Report only the number of lines in this material that include "chart".
>> BEGIN
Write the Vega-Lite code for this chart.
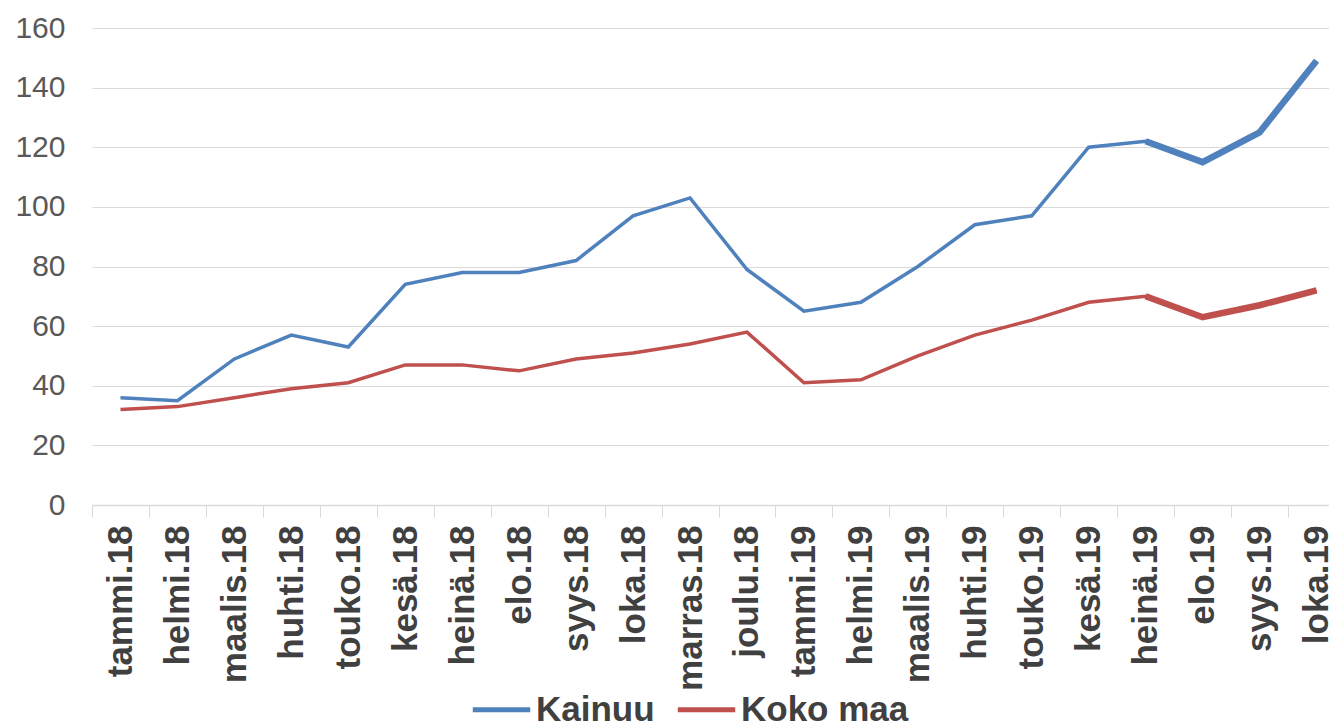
{
  "$schema": "https://vega.github.io/schema/vega-lite/v6.json",
  "autosize": "none",
  "padding": {"left": 92, "top": 28, "right": 0, "bottom": 221},
  "width": 1237,
  "height": 477,
  "background": "white",
  "config": {
    "view": {"stroke": null},
    "font": "Liberation Sans"
  },
  "data": {
    "values": [
      {"kk": "tammi.18", "sarja": "Kainuu", "arvo": 36},
      {"kk": "helmi.18", "sarja": "Kainuu", "arvo": 35},
      {"kk": "maalis.18", "sarja": "Kainuu", "arvo": 49},
      {"kk": "huhti.18", "sarja": "Kainuu", "arvo": 57},
      {"kk": "touko.18", "sarja": "Kainuu", "arvo": 53},
      {"kk": "kesä.18", "sarja": "Kainuu", "arvo": 74},
      {"kk": "heinä.18", "sarja": "Kainuu", "arvo": 78},
      {"kk": "elo.18", "sarja": "Kainuu", "arvo": 78},
      {"kk": "syys.18", "sarja": "Kainuu", "arvo": 82},
      {"kk": "loka.18", "sarja": "Kainuu", "arvo": 97},
      {"kk": "marras.18", "sarja": "Kainuu", "arvo": 103},
      {"kk": "joulu.18", "sarja": "Kainuu", "arvo": 79},
      {"kk": "tammi.19", "sarja": "Kainuu", "arvo": 65},
      {"kk": "helmi.19", "sarja": "Kainuu", "arvo": 68},
      {"kk": "maalis.19", "sarja": "Kainuu", "arvo": 80},
      {"kk": "huhti.19", "sarja": "Kainuu", "arvo": 94},
      {"kk": "touko.19", "sarja": "Kainuu", "arvo": 97},
      {"kk": "kesä.19", "sarja": "Kainuu", "arvo": 120},
      {"kk": "heinä.19", "sarja": "Kainuu", "arvo": 122},
      {"kk": "elo.19", "sarja": "Kainuu", "arvo": 115},
      {"kk": "syys.19", "sarja": "Kainuu", "arvo": 125},
      {"kk": "loka.19", "sarja": "Kainuu", "arvo": 149},
      {"kk": "tammi.18", "sarja": "Koko maa", "arvo": 32},
      {"kk": "helmi.18", "sarja": "Koko maa", "arvo": 33},
      {"kk": "maalis.18", "sarja": "Koko maa", "arvo": 36},
      {"kk": "huhti.18", "sarja": "Koko maa", "arvo": 39},
      {"kk": "touko.18", "sarja": "Koko maa", "arvo": 41},
      {"kk": "kesä.18", "sarja": "Koko maa", "arvo": 47},
      {"kk": "heinä.18", "sarja": "Koko maa", "arvo": 47},
      {"kk": "elo.18", "sarja": "Koko maa", "arvo": 45},
      {"kk": "syys.18", "sarja": "Koko maa", "arvo": 49},
      {"kk": "loka.18", "sarja": "Koko maa", "arvo": 51},
      {"kk": "marras.18", "sarja": "Koko maa", "arvo": 54},
      {"kk": "joulu.18", "sarja": "Koko maa", "arvo": 58},
      {"kk": "tammi.19", "sarja": "Koko maa", "arvo": 41},
      {"kk": "helmi.19", "sarja": "Koko maa", "arvo": 42},
      {"kk": "maalis.19", "sarja": "Koko maa", "arvo": 50},
      {"kk": "huhti.19", "sarja": "Koko maa", "arvo": 57},
      {"kk": "touko.19", "sarja": "Koko maa", "arvo": 62},
      {"kk": "kesä.19", "sarja": "Koko maa", "arvo": 68},
      {"kk": "heinä.19", "sarja": "Koko maa", "arvo": 70},
      {"kk": "elo.19", "sarja": "Koko maa", "arvo": 63},
      {"kk": "syys.19", "sarja": "Koko maa", "arvo": 67},
      {"kk": "loka.19", "sarja": "Koko maa", "arvo": 72}
    ]
  },
  "encoding": {
    "x": {
      "field": "kk",
      "type": "nominal",
      "sort": null,
      "scale": {"type": "band", "range": [0, 1253], "paddingInner": 0, "paddingOuter": 0},
      "axis": {
        "title": null,
        "labelAngle": -90,
        "labelFontSize": 35,
        "labelFontWeight": "bold",
        "labelColor": "#404040",
        "labelPadding": 8,
        "tickBand": "extent",
        "tickSize": 12,
        "tickColor": "#d9d9d9",
        "domainColor": "#d9d9d9",
        "domainWidth": 1.5,
        "grid": false,
        "labelOverlap": false
      }
    },
    "y": {
      "field": "arvo",
      "type": "quantitative",
      "scale": {"domain": [0, 160], "nice": false},
      "axis": {
        "title": null,
        "values": [0, 20, 40, 60, 80, 100, 120, 140, 160],
        "labelFontSize": 30,
        "labelColor": "#595959",
        "labelPadding": 27,
        "ticks": false,
        "tickSize": 0,
        "domain": false,
        "gridColor": "#d9d9d9",
        "gridWidth": 1.2
      }
    },
    "color": {
      "field": "sarja",
      "type": "nominal",
      "scale": {"domain": ["Kainuu", "Koko maa"], "range": ["#4F81BD", "#C0504D"]},
      "legend": {
        "title": null,
        "orient": "none",
        "legendX": 378,
        "legendY": 650,
        "direction": "horizontal",
        "symbolType": "stroke",
        "symbolSize": 3300,
        "symbolStrokeWidth": 5,
        "labelFontSize": 35,
        "labelFontWeight": "bold",
        "labelColor": "#404040",
        "labelOffset": 3,
        "columnPadding": 12,
        "labelLimit": 400
      }
    }
  },
  "layer": [
    {
      "mark": {"type": "line", "strokeWidth": 3.5}
    },
    {
      "transform": [{"filter": {"field": "kk", "oneOf": ["heinä.19", "elo.19", "syys.19", "loka.19"]}}],
      "mark": {"type": "line", "strokeWidth": 6.5}
    }
  ]
}
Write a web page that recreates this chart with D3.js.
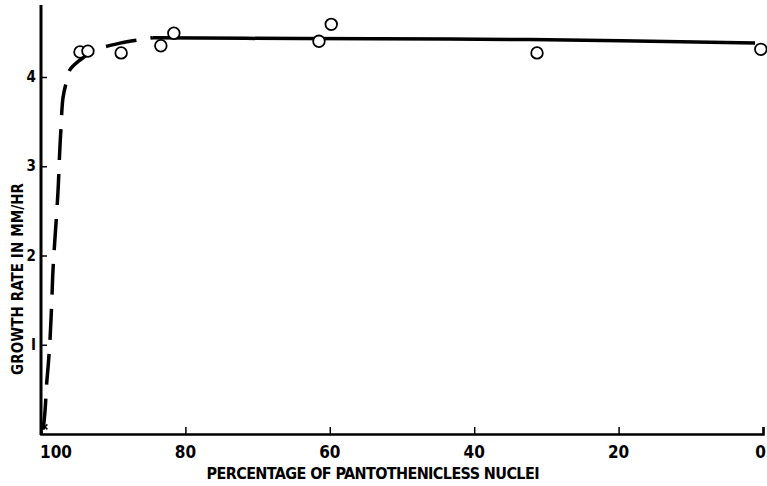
<!DOCTYPE html>
<html>
<head>
  <meta charset="utf-8">
  <script src="https://d3js.org/d3.v7.min.js"></script>
  <style>
    body { margin: 0; background: white; }
    text {
      font-family: "Liberation Sans Narrow", "DejaVu Sans Condensed", sans-serif;
      font-weight: bold;
      fill: black;
    }
  </style>
</head>
<body>
<script type="text/javascript">
  // percentage of pantothenicless nuclei vs growth rate (mm/hr)
  var observedPct  = [94.6, 93.5, 88.9, 83.4, 81.6, 61.5, 59.8, 31.3, 0.3];
  var observedRate = [4.28, 4.29, 4.27, 4.35, 4.49, 4.40, 4.59, 4.27, 4.31];

  // dashed rise near 100 %
  var risePct  = [99.7, 99.45, 99.2, 99.0, 98.75, 98.5, 98.35, 98.1, 97.65, 97.4, 97.25, 96.95, 96.5, 96.0, 94.6, 92.5, 89.05, 84.5];
  var riseRate = [0.05, 0.25, 0.58, 0.77, 1.06, 1.5, 1.82, 2.15, 2.71, 3.18, 3.40, 3.77, 3.94, 4.08, 4.19, 4.30, 4.38, 4.44];

  // solid plateau
  var plateauPct  = [84.5, 64.1, 32.3, 1.1];
  var plateauRate = [4.44, 4.43, 4.42, 4.38];

  // small cross at the origin
  var crossPct = [99.6];
  var crossRate = [0.08];

  var xTicks = [100, 80, 60, 40, 20, 0];
  var yTicks = [1, 2, 3, 4];

  var width = 767, height = 486;

  var svg = d3.select("body").append("svg")
      .attr("width", width)
      .attr("height", height);

  var x = d3.scaleLinear().domain([100, 0]).range([41, 763]);
  var y = d3.scaleLinear().domain([0, 4]).range([434, 77]);

  function zip(a, b) {
    return a.map(function (v, i) { return [v, b[i]]; });
  }

  // axes
  var xAxis = svg.append("g")
      .attr("transform", "translate(0," + y(0) + ")")
      .call(d3.axisTop(x).tickValues(xTicks).tickSize(7).tickFormat(""));
  xAxis.select(".domain").attr("stroke-width", 2.5);
  xAxis.selectAll(".tick line").attr("stroke-width", 1.5);

  var yAxis = svg.append("g")
      .attr("transform", "translate(" + x(100) + ",0)")
      .call(d3.axisRight(y).tickValues(yTicks).tickSize(6).tickFormat(""));
  yAxis.select(".domain").remove();
  yAxis.selectAll(".tick line").attr("stroke-width", 1.5);

  svg.append("line")
      .attr("x1", x(100)).attr("x2", x(100))
      .attr("y1", 5).attr("y2", y(0) + 1)
      .attr("stroke", "black")
      .attr("stroke-width", 3);

  // tick labels
  svg.selectAll(".xlab")
      .data(xTicks)
      .enter().append("text")
      .attr("class", "xlab")
      .attr("x", function (d) { return d === 100 ? x(d) - 1 : d === 0 ? width - 1 : x(d); })
      .attr("y", 458)
      .attr("text-anchor", function (d) { return d === 100 ? "start" : d === 0 ? "end" : "middle"; })
      .style("font-size", "17px")
      .text(function (d) { return d; });

  svg.selectAll(".ylab")
      .data(yTicks)
      .enter().append("text")
      .attr("class", "ylab")
      .attr("x", 36)
      .attr("y", function (d) { return y(d) + 5; })
      .attr("text-anchor", "end")
      .style("font-size", "15px")
      .text(function (d) { return d === 1 ? "I" : d; });

  // axis titles
  svg.append("text")
      .attr("x", 373)
      .attr("y", 479)
      .attr("text-anchor", "middle")
      .attr("textLength", 333)
      .attr("lengthAdjust", "spacing")
      .style("font-size", "16px")
      .text("PERCENTAGE OF PANTOTHENICLESS NUCLEI");

  svg.append("text")
      .attr("transform", "translate(23,279) rotate(-90)")
      .attr("text-anchor", "middle")
      .attr("textLength", 192)
      .attr("lengthAdjust", "spacing")
      .style("font-size", "15px")
      .text("GROWTH RATE IN MM/HR");

  // curves
  var line = d3.line()
      .x(function (d) { return x(d[0]); })
      .y(function (d) { return y(d[1]); })
      .curve(d3.curveCatmullRom);

  svg.append("path")
      .datum(zip(risePct, riseRate))
      .attr("d", line)
      .attr("fill", "none")
      .attr("stroke", "black")
      .attr("stroke-width", 3.5)
      .attr("stroke-dasharray", "31,14");

  svg.append("path")
      .datum(zip(plateauPct, plateauRate))
      .attr("d", line)
      .attr("fill", "none")
      .attr("stroke", "black")
      .attr("stroke-width", 3.5);

  // cross near origin
  svg.selectAll(".cross")
      .data(zip(crossPct, crossRate))
      .enter().append("path")
      .attr("class", "cross")
      .attr("transform", function (d) { return "translate(" + (x(d[0]) + 1) + "," + y(d[1]) + ")"; })
      .attr("d", d3.symbol().type(d3.symbolX).size(18))
      .attr("fill", "none")
      .attr("stroke", "black")
      .attr("stroke-width", 1.5);

  // observed points
  svg.selectAll(".pt")
      .data(zip(observedPct, observedRate))
      .enter().append("circle")
      .attr("class", "pt")
      .attr("cx", function (d) { return x(d[0]); })
      .attr("cy", function (d) { return y(d[1]); })
      .attr("r", 5.8)
      .attr("fill", "white")
      .attr("stroke", "black")
      .attr("stroke-width", 1.8);
</script>
</body>
</html>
>> END
» The completed task: 2